Com a expectativa de 20 a 30 IPOs e follow-ons em 2019, o executivo não descarta um montante de recursos a ser levantado pelas empresas no mercado até maior do que o observado em 2017. “Temos visto o BNDES cada vez menos participativo em grandes operações, deixando o mercado de capitais florescer. Soma-se a isso a taxa de juros reduzida e o potencial aumento do PIB, uma ótima combinação para que possamos ter um número recorde de IPOs no Brasil”, prevê o especialista.

Reforma – Com o objetivo de fomentar o mercado acionário local como um importante financiador das empresas brasileiras, a B3 trabalha na reforma do mercado de acesso, o Bovespa Mais, na tentativa de tornar menos complexo e burocrático o seu nicho voltado para empresas de menor porte interessadas em abrir seu capital. “As ofertas recentes tem sido de valores acima de R$ 500 milhões, e gostaríamos de ver captações com valores menores”.

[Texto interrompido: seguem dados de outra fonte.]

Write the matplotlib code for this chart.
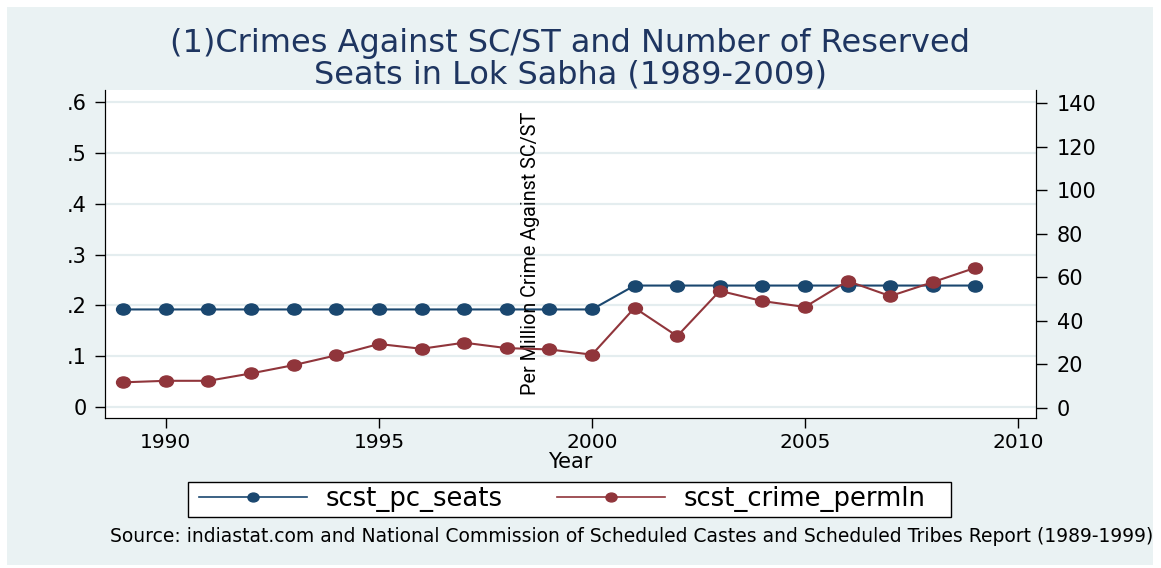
import matplotlib.pyplot as plt
from matplotlib.patches import Rectangle
from matplotlib.lines import Line2D
from matplotlib.path import Path
from matplotlib.transforms import Affine2D

# data
years = list(range(1989, 2010))
scst_pc_seats = [0.192] * 12 + [0.239] * 9
scst_crime_permln = [11.8, 12.5, 12.5, 15.9, 19.7, 24.2, 29.4, 27.2, 30.0, 27.5, 26.9,
                     24.5, 46.0, 33.0, 53.8, 49.1, 46.4, 58.3, 51.4, 57.8, 64.4]
left_ticks = [0, 0.1, 0.2, 0.3, 0.4, 0.5, 0.6]
left_labels = ['0', '.1', '.2', '.3', '.4', '.5', '.6']
right_ticks = [0, 20, 40, 60, 80, 100, 120, 140]
x_ticks = [1990, 1995, 2000, 2005, 2010]

BG = '#EAF2F3'
GRID = '#E4EDEF'
NAVY = '#1A476F'
MAROON = '#90353B'
TITLE_C = '#1E3560'

plt.rcParams['font.family'] = ['DejaVu Sans']

# the reference is stretched sideways, so dots are a bit wider than tall
oval = Path(Affine2D().scale(1.25, 1.0).transform(Path.unit_circle().vertices),
            Path.unit_circle().codes)

fig = plt.figure(figsize=(11.61, 5.68), dpi=100)
fig.patch.set_facecolor('white')
bg = Rectangle((7 / 1161, 3 / 568), 1146 / 1161, 558 / 568,
               transform=fig.transFigure, facecolor=BG, edgecolor='none', zorder=0)
fig.add_artist(bg)

ax = fig.add_axes([0.0904, 0.264, 0.8019, 0.5775])
ax.set_facecolor('white')
ax.set_xlim(1988.57, 2010.42)
ax.set_ylim(-0.0216, 0.6236)
for y in left_ticks:
    ax.axhline(y, color=GRID, lw=1.6, zorder=0)
ax.plot(years, scst_pc_seats, color=NAVY, lw=1.5, marker=oval, markersize=10, zorder=3)
ax.set_yticks(left_ticks)
ax.set_yticklabels(left_labels)
ax.set_xticks(x_ticks)
ax.tick_params(axis='y', direction='out', length=7, width=1, labelsize=15, pad=6)
ax.tick_params(axis='x', direction='out', length=7, width=1, labelsize=14.5, pad=4)
ax.spines['top'].set_visible(False)

ax2 = ax.twinx()
ax2.set_ylim(-4.6, 146)
ax2.plot(years, scst_crime_permln, color=MAROON, lw=1.5, marker=oval, markersize=10, zorder=3)
ax2.set_yticks(right_ticks)
ax2.tick_params(axis='y', direction='out', length=8, width=1, labelsize=15, pad=7)
ax2.spines['top'].set_visible(False)

# right axis title sits inside the plot in the reference
ax.text(0.457, 0.503, 'Per Million Crime Against SC/ST', transform=ax.transAxes,
        rotation=90, ha='center', va='center', fontsize=14.2, family='Roboto', zorder=5)

fig.text(0.491, 0.924, '(1)Crimes Against SC/ST and Number of Reserved',
         ha='center', va='center', fontsize=23, color=TITLE_C)
fig.text(0.491, 0.868, 'Seats in Lok Sabha (1989-2009)',
         ha='center', va='center', fontsize=23, color=TITLE_C)
fig.text(0.491, 0.187, 'Year', ha='center', va='center', fontsize=15)

# legend box drawn separately so its padding can follow the reference
fig.add_artist(Rectangle((188 / 1161, 51 / 568), 763 / 1161, 35 / 568,
                         transform=fig.transFigure, facecolor='white',
                         edgecolor='black', lw=1, zorder=1))
handles = [Line2D([], [], color=NAVY, lw=1.2, marker=oval, markersize=8),
           Line2D([], [], color=MAROON, lw=1.2, marker=oval, markersize=8)]
leg = fig.legend(handles, ['scst_pc_seats', 'scst_crime_permln'], loc='center',
                 bbox_to_anchor=(0.4841, 0.1206), ncol=2, frameon=False,
                 handlelength=4.2, handletextpad=0.7, columnspacing=2.1,
                 borderpad=0, borderaxespad=0, prop={'size': 18.6})
leg.set_zorder(2)

src = fig.text(0.0947, 0.0546, 'Source: indiastat.com and National Commission of Scheduled '
               'Castes and Scheduled Tribes Report (1989-1999)', ha='left', va='center',
               fontsize=13.5)
src.set_clip_path(bg)

fig.savefig('out.png', dpi=100)
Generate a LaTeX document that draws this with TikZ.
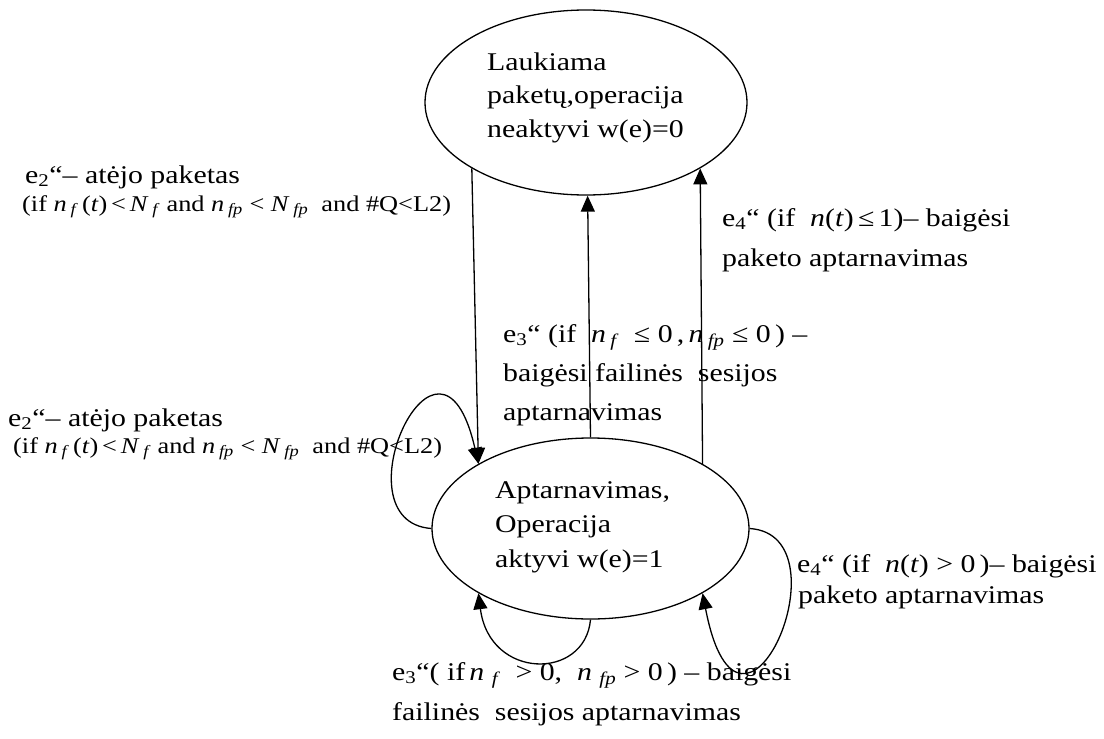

Paiva diz ainda que dentro desse trabalho a B3 vai criar uma figura, ainda sem um nome definido, que vai ser uma espécie de assessor, que terá como missão ajudar as empresas a trilhar o caminho rumo ao mercado de capitais, em um trabalho que toma como exemplo o desenvolvido de maneira bem sucedida na bolsa de Londres.

Características necessárias – O volume projetado a ser captado, necessariamente elevado, e o alto potencial de crescimento de lucros para os próximos anos, que eventualmente pode ser melhor precificado em mercados desenvolvidos em comparação com o de origem, são citados pelo responsável por mercado de capitais no Citi, Marcelo Millen, como motivos importantes que guiam as empresas no momento de decidir se optam por abrir seu capital no Brasil ou em outros países. Pares comparáveis em maior quantidade e qualidade, que podem facilitar a compreensão e mesmo o acesso dos agentes de mercado é outro ponto que pesa na decisão das empresas em abrir seu capital fora de seu país, lembra o executivo do Citi, banco que foi um dos coordenadores da oferta de US$ 1,5 bilhão da Stone na Nasdaq.
“A Stone tem um potencial de crescimento superior ao da Cielo, atualmente a única empresa com ações na B3 do mesmo setor de adquirência, e a opção foi por tentar capturar investidores dispostos a pagar mais por ela, que encontra na Nasdaq pares comparáveis mais alinhados ao seu perfil”, afirma Millen. “O receio da Stone era de que ao se listar no Brasil o nível de avaliação que os investidores fariam seria mais comparável com o da Cielo”. Pelo nível de demanda e volume captado, o executivo do Citi diz que a Stone ficou satisfeita com sua abertura na Nasdaq.